During another therapy session, Ted apologizes for mocking Sharon's profession, intending to open up more. After Beard calls out Nate for his behavior, Nate apologizes before the team for his comments to Colin and is forgiven by the club. Ted is unaware of what he did. While leading a training session, Roy admonishes Jamie (Phil Dunster) for not supporting a teammate by staying close to him, but Jamie says he needed to give his teammate space. Roy interprets that as applying to him and Keeley. That night, Roy tells Keeley that he understands her frustration and runs her a candlelit rose bath to enjoy all by herself.

Also that night, Ted encounters Trent Crimm (James Lance) at the pub, who asks for a statement on his exit from the game. Ted continues claiming it was food poisoning. In his office, Nate happily scrolls through tweets that praise him. He then runs into a tweet that calls him a loser despite winning.

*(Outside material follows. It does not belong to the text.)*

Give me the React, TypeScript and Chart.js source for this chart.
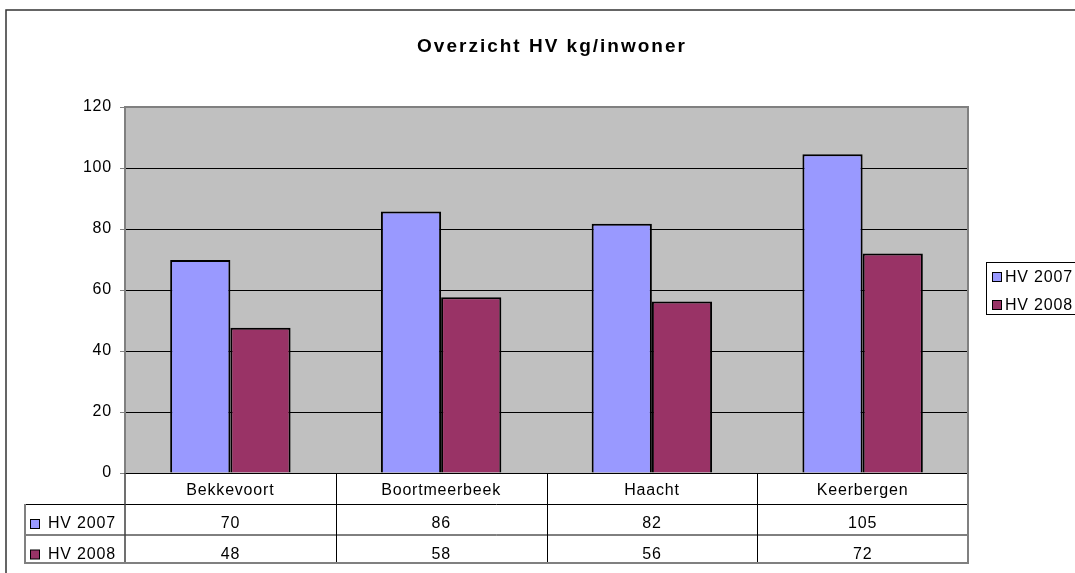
import React, { useEffect, useRef } from 'react';
import { Chart, registerables } from 'chart.js';

Chart.register(...registerables);

const chartTitle = 'Overzicht HV kg/inwoner';
const categories = ['Bekkevoort', 'Boortmeerbeek', 'Haacht', 'Keerbergen'];
const seriesLabels = ['HV 2007', 'HV 2008'];
const hv2007 = [69.8, 85.7, 81.7, 104.5];
const hv2008 = [47.6, 57.6, 56.2, 72.0];
const seriesColors = ['#9999FF', '#993366'];
const yMin = 0;
const yMax = 120;
const yStep = 20;

const FONT = "'Liberation Sans', Arial, sans-serif";

export default function App() {
  const ref = useRef<HTMLCanvasElement>(null);

  useEffect(() => {
    const canvas = ref.current;
    if (!canvas) return;
    const seriesValues = [hv2007, hv2008];

    const excelPlugin = {
      id: 'excelLook',
      beforeUpdate(chart: any) {
        chart.ctx.letterSpacing = '0.8px';
      },
      beforeDraw(chart: any) {
        const { ctx, chartArea: a } = chart;
        ctx.save();
        ctx.fillStyle = '#ffffff';
        ctx.fillRect(0, 0, chart.width, chart.height);
        ctx.fillStyle = '#C0C0C0';
        ctx.fillRect(a.left, a.top, a.right - a.left, a.bottom - a.top);
        ctx.restore();
        ctx.letterSpacing = '0.8px';
      },
      beforeDatasetsDraw(chart: any) {
        const { ctx, chartArea: a } = chart;
        ctx.save();
        ctx.strokeStyle = '#808080';
        ctx.lineWidth = 2;
        ctx.beginPath();
        ctx.moveTo(a.left, a.top);
        ctx.lineTo(a.right, a.top);
        ctx.lineTo(a.right, a.bottom);
        ctx.stroke();
        ctx.restore();
      },
      afterDraw(chart: any) {
        const { ctx, chartArea: a } = chart;
        const n = categories.length;
        const catW = (a.right - a.left) / n;
        const r0 = a.bottom;
        const r1 = r0 + 31;
        const r2 = r1 + 30.5;
        const r3 = r2 + 28.5;
        const leftCol = 25;

        ctx.save();
        // outer chart border
        ctx.strokeStyle = '#333333';
        ctx.lineWidth = 1.5;
        ctx.beginPath();
        ctx.moveTo(6, chart.height + 2);
        ctx.lineTo(6, 10);
        ctx.lineTo(chart.width + 2, 10);
        ctx.stroke();

        // title
        ctx.fillStyle = '#000';
        ctx.font = `bold 19px ${FONT}`;
        ctx.letterSpacing = '2px';
        ctx.textAlign = 'center';
        ctx.textBaseline = 'alphabetic';
        ctx.fillText(chartTitle, 552, 52);

        // table inner lines
        ctx.strokeStyle = '#000';
        ctx.lineWidth = 1;
        ctx.beginPath();
        for (let i = 1; i < n; i++) {
          const x = Math.round(a.left + i * catW) + 0.5;
          ctx.moveTo(x, r0);
          ctx.lineTo(x, r3);
        }
        ctx.moveTo(leftCol, r1 + 0.5);
        ctx.lineTo(a.right, r1 + 0.5);
        ctx.moveTo(leftCol, r2 + 0.5);
        ctx.lineTo(a.right, r2 + 0.5);
        ctx.stroke();

        // left column divider
        ctx.strokeStyle = '#404040';
        ctx.lineWidth = 1.5;
        ctx.beginPath();
        ctx.moveTo(a.left, r0);
        ctx.lineTo(a.left, r3);
        ctx.stroke();

        // table outer border
        ctx.strokeStyle = '#808080';
        ctx.lineWidth = 2;
        ctx.beginPath();
        ctx.moveTo(leftCol, r1);
        ctx.lineTo(leftCol, r3);
        ctx.lineTo(a.right, r3);
        ctx.lineTo(a.right, r0);
        ctx.stroke();

        // table rows
        ctx.font = `16px ${FONT}`;
        ctx.letterSpacing = '0.8px';
        ctx.textBaseline = 'alphabetic';
        const rowBase = [r1 + 24, r2 + 24];
        const rowTop = [r1, r2];
        for (let s = 0; s < seriesValues.length; s++) {
          ctx.fillStyle = seriesColors[s];
          ctx.fillRect(30.5, rowTop[s] + 15.5, 9, 9);
          ctx.strokeStyle = '#000';
          ctx.lineWidth = 1;
          ctx.strokeRect(30.5, rowTop[s] + 15.5, 9, 9);
          ctx.fillStyle = '#000';
          ctx.textAlign = 'left';
          ctx.fillText(seriesLabels[s], 48, rowBase[s]);
          ctx.textAlign = 'center';
          for (let i = 0; i < n; i++) {
            const cx = chart.scales.x.getPixelForValue(i);
            ctx.fillText(String(Math.round(seriesValues[s][i])), cx, rowBase[s]);
          }
        }

        // legend on the right
        const lx = a.right + 18;
        const ly = 262;
        ctx.strokeStyle = '#000';
        ctx.lineWidth = 1;
        ctx.strokeRect(lx + 0.5, ly + 0.5, 120, 52);
        for (let s = 0; s < seriesLabels.length; s++) {
          const iy = ly + 10 + s * 28;
          ctx.fillStyle = seriesColors[s];
          ctx.fillRect(lx + 6.5, iy + 0.5, 9, 9);
          ctx.strokeStyle = '#000';
          ctx.strokeRect(lx + 6.5, iy + 0.5, 9, 9);
          ctx.fillStyle = '#000';
          ctx.textAlign = 'left';
          ctx.fillText(seriesLabels[s], lx + 19, iy + 10);
        }
        ctx.restore();
      },
    };

    const chart = new Chart(canvas, {
      type: 'bar',
      data: {
        labels: categories,
        datasets: seriesLabels.map((label, i) => ({
          label,
          data: seriesValues[i],
          backgroundColor: seriesColors[i],
          borderColor: '#000000',
          borderWidth: 2,
          categoryPercentage: 2 / 3.5,
          barPercentage: 1,
        })),
      },
      options: {
        responsive: false,
        animation: false,
        devicePixelRatio: 1,
        layout: { padding: { left: 0, top: 107, right: 107, bottom: 69 } },
        plugins: {
          legend: { display: false },
          title: { display: false },
          tooltip: { enabled: false },
        },
        scales: {
          x: {
            afterFit: (scale: any) => {
              scale.height = 31;
            },
            grid: { display: false, drawTicks: false },
            border: { display: true, color: '#000000', width: 1 },
            ticks: {
              color: '#000',
              font: { family: FONT, size: 16 },
              padding: 8,
              maxRotation: 0,
              autoSkip: false,
            },
          },
          y: {
            min: yMin,
            max: yMax,
            afterFit: (scale: any) => {
              scale.width = 125;
            },
            grid: {
              color: (c: any) => (c.tick && c.tick.value === yMax ? 'rgba(0,0,0,0)' : '#000000'),
              tickColor: '#808080',
              tickLength: 5,
              lineWidth: 1,
            },
            border: { display: true, color: '#808080', width: 2 },
            ticks: {
              stepSize: yStep,
              color: '#000',
              font: { family: FONT, size: 16 },
              padding: 8,
            },
          },
        },
      },
      plugins: [excelPlugin],
    });

    return () => {
      chart.destroy();
    };
  }, []);

  return (
    <div
      style={{
        position: 'absolute',
        left: 0,
        top: 0,
        width: 1075,
        height: 573,
        overflow: 'hidden',
        background: '#ffffff',
      }}
    >
      <canvas ref={ref} width={1075} height={573} style={{ display: 'block' }} />
    </div>
  );
}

Hurt, Nate once again is cruel to Will, throwing down the special "Wonder Kid" jersey Will inspired the team to give him.

==Development==
===Production===
The episode was directed by Matt Lipsey and written by Phoebe Walsh. This was Lipsey's first directing credit, and Walsh's second writing credit for the show.

==Critical reviews==
"Headspace" received positive reviews from critics. Myles McNutt of The A.V. Club gave the episode a "B+" and wrote, "This might mean that a character like Nate starts to fall in our estimation, but that's a natural extension of what we knew about the character thus far, and despite my initial reservations has evolved into a rich vein of storytelling for the back half of the season."

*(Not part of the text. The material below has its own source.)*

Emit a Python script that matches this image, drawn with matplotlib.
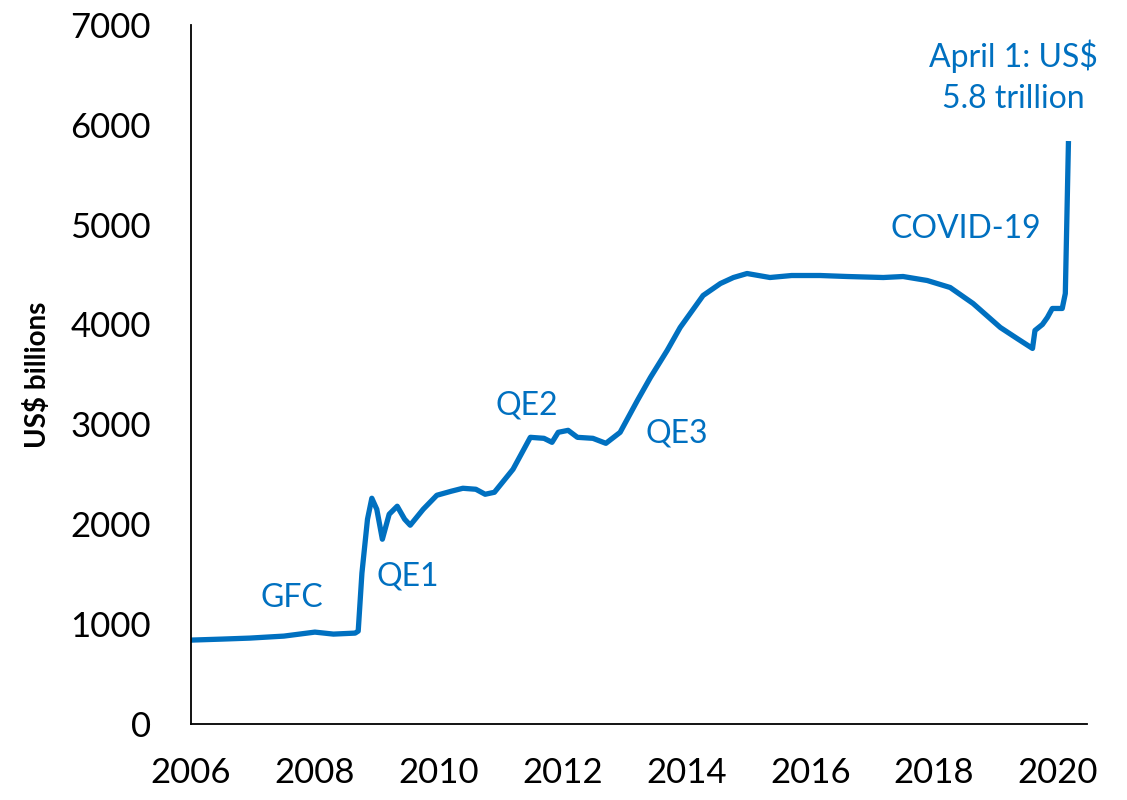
import matplotlib
matplotlib.use("Agg")
import matplotlib.pyplot as plt

# Fed balance sheet, US$ billions (decimal years)
years = [2006.0, 2006.5, 2006.95, 2007.5, 2008.0, 2008.3, 2008.65, 2008.7,
         2008.76, 2008.85, 2008.92, 2009.0, 2009.09, 2009.2, 2009.33, 2009.45,
         2009.54, 2009.75, 2009.97, 2010.2, 2010.39, 2010.6, 2010.75, 2010.9,
         2011.2, 2011.48, 2011.7, 2011.83, 2011.93, 2012.09, 2012.24, 2012.49,
         2012.7, 2012.93, 2013.21, 2013.42, 2013.69, 2013.9, 2014.27, 2014.55,
         2014.76, 2014.98, 2015.35, 2015.7, 2016.16, 2016.6, 2017.18, 2017.5,
         2017.89, 2018.26, 2018.63, 2019.07, 2019.34, 2019.59, 2019.63, 2019.75,
         2019.83, 2019.91, 2020.07, 2020.12, 2020.17]
assets = [840, 850, 860, 880, 920, 900, 910, 930,
          1510, 2050, 2260, 2150, 1850, 2100, 2180, 2050,
          1990, 2150, 2290, 2330, 2360, 2350, 2300, 2320,
          2550, 2870, 2860, 2820, 2920, 2940, 2870, 2860,
          2810, 2920, 3240, 3470, 3740, 3970, 4290, 4410,
          4470, 4510, 4470, 4490, 4490, 4480, 4470, 4480,
          4440, 4370, 4210, 3970, 3860, 3760, 3940, 4000,
          4070, 4160, 4160, 4310, 5810]

notes = ["GFC", "QE1", "QE2", "QE3", "COVID-19", "April 1: US$\n5.8 trillion"]
note_x = [2007.63, 2009.5, 2011.43, 2013.84, 2018.52, 2019.28]
note_y = [1260, 1480, 3190, 2910, 4960, 6480]

blue = "#0070C0"

fig = plt.figure(figsize=(11.27, 8.0), dpi=100)
ax = fig.add_axes([0.1695, 0.095, 0.795, 0.874])

ax.plot(years, assets, color=blue, lw=3.8, solid_joinstyle="round")

for t, x, y in zip(notes, note_x, note_y):
    ax.text(x, y, t, color=blue, fontsize=23, family="Lato",
            ha="center", va="center", linespacing=1.45)

ax.set_xlim(2006, 2020.47)
ax.set_ylim(0, 7000)
ax.set_xticks(range(2006, 2021, 2))
ax.set_yticks(range(0, 7001, 1000))
ax.tick_params(axis="y", length=0, pad=29, labelsize=25)
ax.tick_params(axis="x", length=0, pad=24, labelsize=25)
for lab in ax.get_xticklabels() + ax.get_yticklabels():
    lab.set_family("Lato")

ax.set_ylabel("US$ billions", fontsize=20, fontweight="bold", family="Lato",
              labelpad=14)
ax.spines["top"].set_visible(False)
ax.spines["right"].set_visible(False)
ax.spines["left"].set_linewidth(1.3)
ax.spines["bottom"].set_linewidth(1.3)

fig.savefig("out.png", dpi=100)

Alan Sepinwall of Rolling Stone wrote, "If 'Headspace' was lighter than 'The Signal', it also makes clear throughout that all is not nearly as well for the nice people of AFC Richmond going into the home stretch of Season Two as they would like to believe."

Keith Phipps of Vulture gave the episode a 4 star rating out of 5 and wrote, "Much of 'Headspace' leaves viewers hanging about the fate of its plot strands. Will Ted be able to confront what's going on inside him? Will Nate continue his descent into prickdom? Is there a future to this Bantr match? All that, and the Greyhounds' season remains on the line, even if the episode largely ignores that. Football is life, sure, but there's more to life than just football." Becca Newton of TV Fanatic gave the episode a 4.4 star rating out of 5 and wrote, "With Nate's behavior becoming more problematic as he receives outside praise, including the possibility of outside offers to manage a team, it begs the question of how dark Nate's story will go. Is he Ted Lassos Anakin Skywalker?"

Linda Holmes of NPR wrote, "Nate has never really felt like he had power, either in his family or at work or probably anywhere else, and he has no idea what it's supposed to look like. It seems like there's some stuff going on with him that maybe hasn't entirely been explored, but at the very least, he's pointing his anger in the wrong direction. It's especially unsettling that he's so insistent that he didn't bungle the name 'Wonder Kid', when he did. You never like to see a guy commit to something that's not true." Christopher Orr of The New York Times wrote, "At last: A clear vision of the trajectory of this season — hinted at last week — has come into focus. It's not about wins and losses. We still have no idea of AFC Richmond's chances of rejoining the Premier League. We don't even know their next opponent in the FA Cup, following last week's shocking upset of Tottenham Hotspur. What we do know is a little bit more about Ted and the journey he appears to be on this season."

===Awards and accolades===
Sarah Niles submitted this episode for consideration for her Primetime Emmy Award for Outstanding Supporting Actress in a Comedy Series nomination at the 74th Primetime Emmy Awards. She lost the award to Sheryl Lee Ralph in Abbott Elementary.